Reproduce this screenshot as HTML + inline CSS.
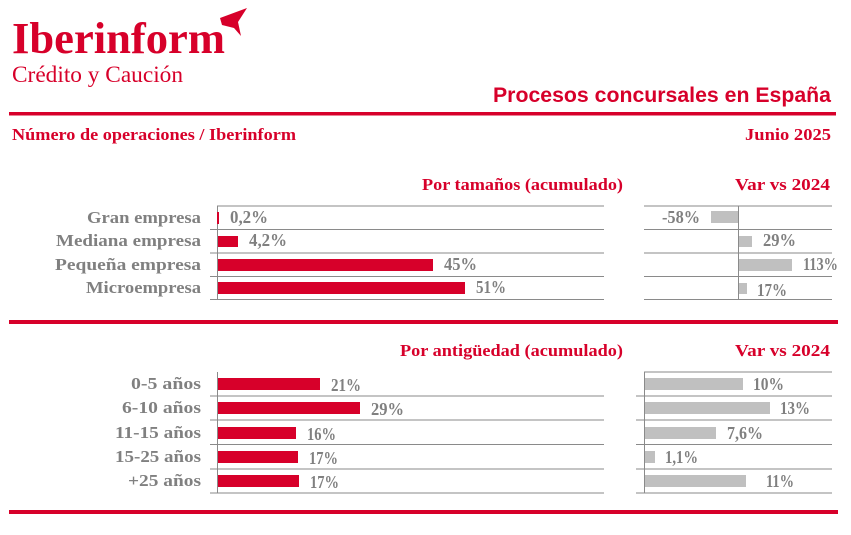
=======
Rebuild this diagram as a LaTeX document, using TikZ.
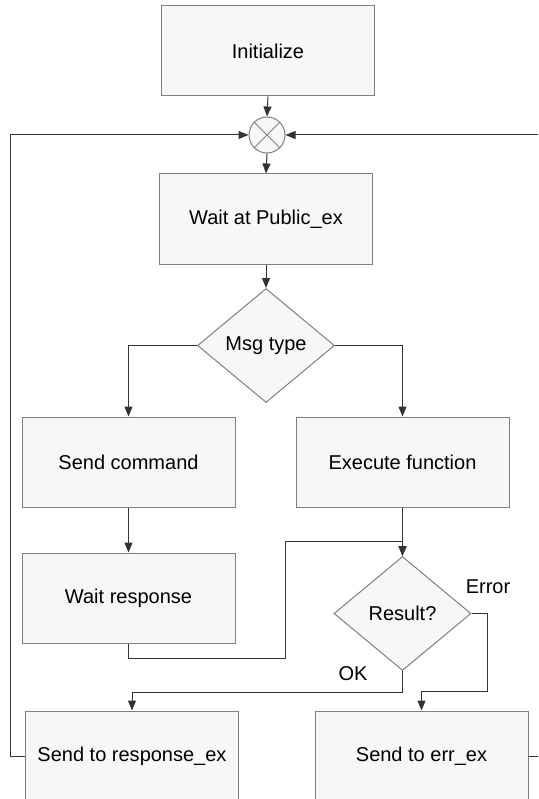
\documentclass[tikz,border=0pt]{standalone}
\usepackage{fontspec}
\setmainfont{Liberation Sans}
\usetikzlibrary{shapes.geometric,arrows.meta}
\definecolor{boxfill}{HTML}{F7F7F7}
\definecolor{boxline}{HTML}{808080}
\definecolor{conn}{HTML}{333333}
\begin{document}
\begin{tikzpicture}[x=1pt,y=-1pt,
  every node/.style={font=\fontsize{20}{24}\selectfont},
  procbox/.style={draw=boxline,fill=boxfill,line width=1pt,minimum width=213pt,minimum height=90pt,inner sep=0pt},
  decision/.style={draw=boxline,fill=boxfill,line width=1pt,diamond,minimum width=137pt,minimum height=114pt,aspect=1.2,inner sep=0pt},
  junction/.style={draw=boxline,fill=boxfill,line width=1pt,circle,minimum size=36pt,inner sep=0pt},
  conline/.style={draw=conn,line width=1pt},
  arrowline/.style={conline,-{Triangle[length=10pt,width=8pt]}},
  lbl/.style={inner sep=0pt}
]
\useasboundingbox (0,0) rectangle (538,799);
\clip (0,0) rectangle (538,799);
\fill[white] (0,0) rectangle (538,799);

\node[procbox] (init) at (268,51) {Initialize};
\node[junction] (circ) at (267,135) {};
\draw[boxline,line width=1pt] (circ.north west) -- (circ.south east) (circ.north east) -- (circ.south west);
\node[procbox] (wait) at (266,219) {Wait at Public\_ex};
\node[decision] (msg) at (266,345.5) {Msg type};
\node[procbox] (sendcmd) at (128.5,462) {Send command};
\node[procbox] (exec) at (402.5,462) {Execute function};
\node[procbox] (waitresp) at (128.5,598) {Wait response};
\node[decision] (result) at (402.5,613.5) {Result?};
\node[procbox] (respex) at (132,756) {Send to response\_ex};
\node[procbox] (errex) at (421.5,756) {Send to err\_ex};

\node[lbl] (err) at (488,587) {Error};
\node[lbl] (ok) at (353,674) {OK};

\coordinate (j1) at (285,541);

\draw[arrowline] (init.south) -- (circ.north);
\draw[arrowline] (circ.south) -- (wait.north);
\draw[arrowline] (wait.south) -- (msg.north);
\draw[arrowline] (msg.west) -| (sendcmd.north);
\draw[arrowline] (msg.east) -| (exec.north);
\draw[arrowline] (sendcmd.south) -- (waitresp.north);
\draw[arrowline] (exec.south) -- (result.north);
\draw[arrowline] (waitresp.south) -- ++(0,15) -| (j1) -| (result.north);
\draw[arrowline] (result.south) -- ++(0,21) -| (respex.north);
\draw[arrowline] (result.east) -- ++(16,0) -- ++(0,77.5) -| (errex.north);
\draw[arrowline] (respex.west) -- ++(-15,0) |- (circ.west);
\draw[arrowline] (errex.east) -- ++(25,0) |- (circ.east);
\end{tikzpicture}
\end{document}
=======
■ PROBLEM DETAILS: Using the data above, extract exactly the lines from the one containing "Rebuild this diagram" through the one containing "(j1) at (285,541);". Pictures are left out.

■ FINISHED ANSWER:
Rebuild this diagram as a LaTeX document, using TikZ.
\documentclass[tikz,border=0pt]{standalone}
\usepackage{fontspec}
\setmainfont{Liberation Sans}
\usetikzlibrary{shapes.geometric,arrows.meta}
\definecolor{boxfill}{HTML}{F7F7F7}
\definecolor{boxline}{HTML}{808080}
\definecolor{conn}{HTML}{333333}
\begin{document}
\begin{tikzpicture}[x=1pt,y=-1pt,
  every node/.style={font=\fontsize{20}{24}\selectfont},
  procbox/.style={draw=boxline,fill=boxfill,line width=1pt,minimum width=213pt,minimum height=90pt,inner sep=0pt},
  decision/.style={draw=boxline,fill=boxfill,line width=1pt,diamond,minimum width=137pt,minimum height=114pt,aspect=1.2,inner sep=0pt},
  junction/.style={draw=boxline,fill=boxfill,line width=1pt,circle,minimum size=36pt,inner sep=0pt},
  conline/.style={draw=conn,line width=1pt},
  arrowline/.style={conline,-{Triangle[length=10pt,width=8pt]}},
  lbl/.style={inner sep=0pt}
]
\useasboundingbox (0,0) rectangle (538,799);
\clip (0,0) rectangle (538,799);
\fill[white] (0,0) rectangle (538,799);

\node[procbox] (init) at (268,51) {Initialize};
\node[junction] (circ) at (267,135) {};
\draw[boxline,line width=1pt] (circ.north west) -- (circ.south east) (circ.north east) -- (circ.south west);
\node[procbox] (wait) at (266,219) {Wait at Public\_ex};
\node[decision] (msg) at (266,345.5) {Msg type};
\node[procbox] (sendcmd) at (128.5,462) {Send command};
\node[procbox] (exec) at (402.5,462) {Execute function};
\node[procbox] (waitresp) at (128.5,598) {Wait response};
\node[decision] (result) at (402.5,613.5) {Result?};
\node[procbox] (respex) at (132,756) {Send to response\_ex};
\node[procbox] (errex) at (421.5,756) {Send to err\_ex};

\node[lbl] (err) at (488,587) {Error};
\node[lbl] (ok) at (353,674) {OK};

\coordinate (j1) at (285,541);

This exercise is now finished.